I’ve written a lot lately about unplugging; about the power of stepping outside your routine to check in and see who you really want to be, what you want your life to look like. I’ve been lucky to have space in my life to do this a bit over the past few years – and for the next week as well – but I realize it doesn’t seem realistic to everyone. I won’t even go on my rant about what “seems realistic,” let’s save that for another time. But you don’t need to fly to Mexico, or Europe, or isolate yourself in the woods somewhere to do it; it’s both possible and important to create this space in your everyday life. Maybe you can find more clarity, more fun, more adventure. Perhaps you’ll learn more about yourself and feel less like you need a vacation all the time. Maybe you’ll enjoy the day-to-day a little more, and stop waiting for that elusive “someday.” Maybe.
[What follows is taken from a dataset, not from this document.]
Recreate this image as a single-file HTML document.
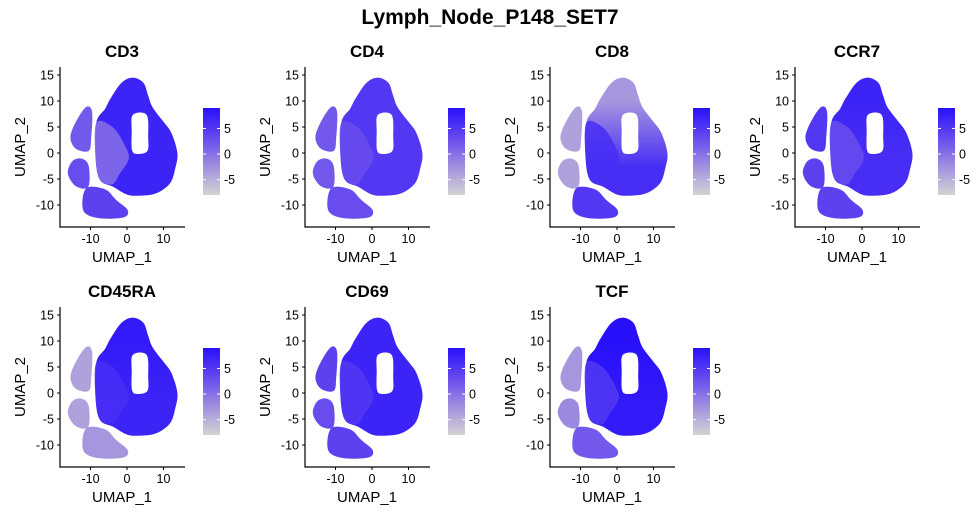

Here are some ways I try to be a little less plugged in, all the time:

  • Meditation is a great place to start, learn more about beginning your practice here.
  • Leave your cell phone at home next time you go out or run errands (so scary, I know).
  • Try talking to your partner or roomies or cats instead of watching TV all night.
  • Pick a day of the week (or maybe a half day to start) to not check the interwebs – no email, no social media.
  • Go for an aimless walk / hike / bike ride.
  • Take yourself out to dinner, and actually look up from the table (phones and books serve as great crutches here, try to minimize usage).
  • Read a book! And no, not a self-development or educational book, read one just for fun. I’ll do a post on my faves sometime soon, but if you’re looking for good rec’s check out Soapwalla’s book club!
  • Go sit somewhere beautiful. Find a sunny bench, a cozy spot in the park, a nice view – maybe even in your own home – and just take it in.
  • Journal. Just free write, don’t worry about it being meaningful or insightful or even cohesive; let your pen go wild.
  • Notice what you do while waiting - for a stoplight, in a line, for a friend to meet up. Put the phone down. Look up. Take a deep breath. Notice what's going on around you.
  • Stay in bed. Isn't that the ultimate feeling of leisure - that state in between sleeping and awake, pulling the covers up over your head for just a little longer?
  • Take the long way home. What's the rush? Walk a few extra blocks, swing through a new part of town, or catch the sunset from a good viewpoint. You'll still get there eventually.
  • Color! Pick up one of those trendy adult coloring books and zone out as you try to stay inside the lines.
  • Get your favorite beverage at a coffee shop and sip it slowly, mindfully, while people-watching.
  • Take a bath. I'm personally not a bath person but I hear they are very relaxing. I love them in theory because there's really very little multitasking you can do from the tub. (note: leave your phone in the other room)
  • Do the thing you always wish you had time to do. Relaxation is different for everyone – I find cooking and cleaning out my closet to be super therapeutic, but I know that sounds like work to some. Find the thing you're always saying, "I wish I had time for..."

I could go on, but I've got an early flight and this seems like a good list to start with. Apply the concepts from last week's post on meditation to your everyday: notice your breath as you walk; notice the air, the sights, the sounds around you. Feel your body as you move, or as you stay still. Try doing just one thing at a time.

Start small – choose one thing and actually schedule time into your week for it. When that time comes, commit to doing it. Show up fully. Drop whatever feels “more important,” and definitely drop any guilt that comes along with being "unproductive." You are important; make time for yourself.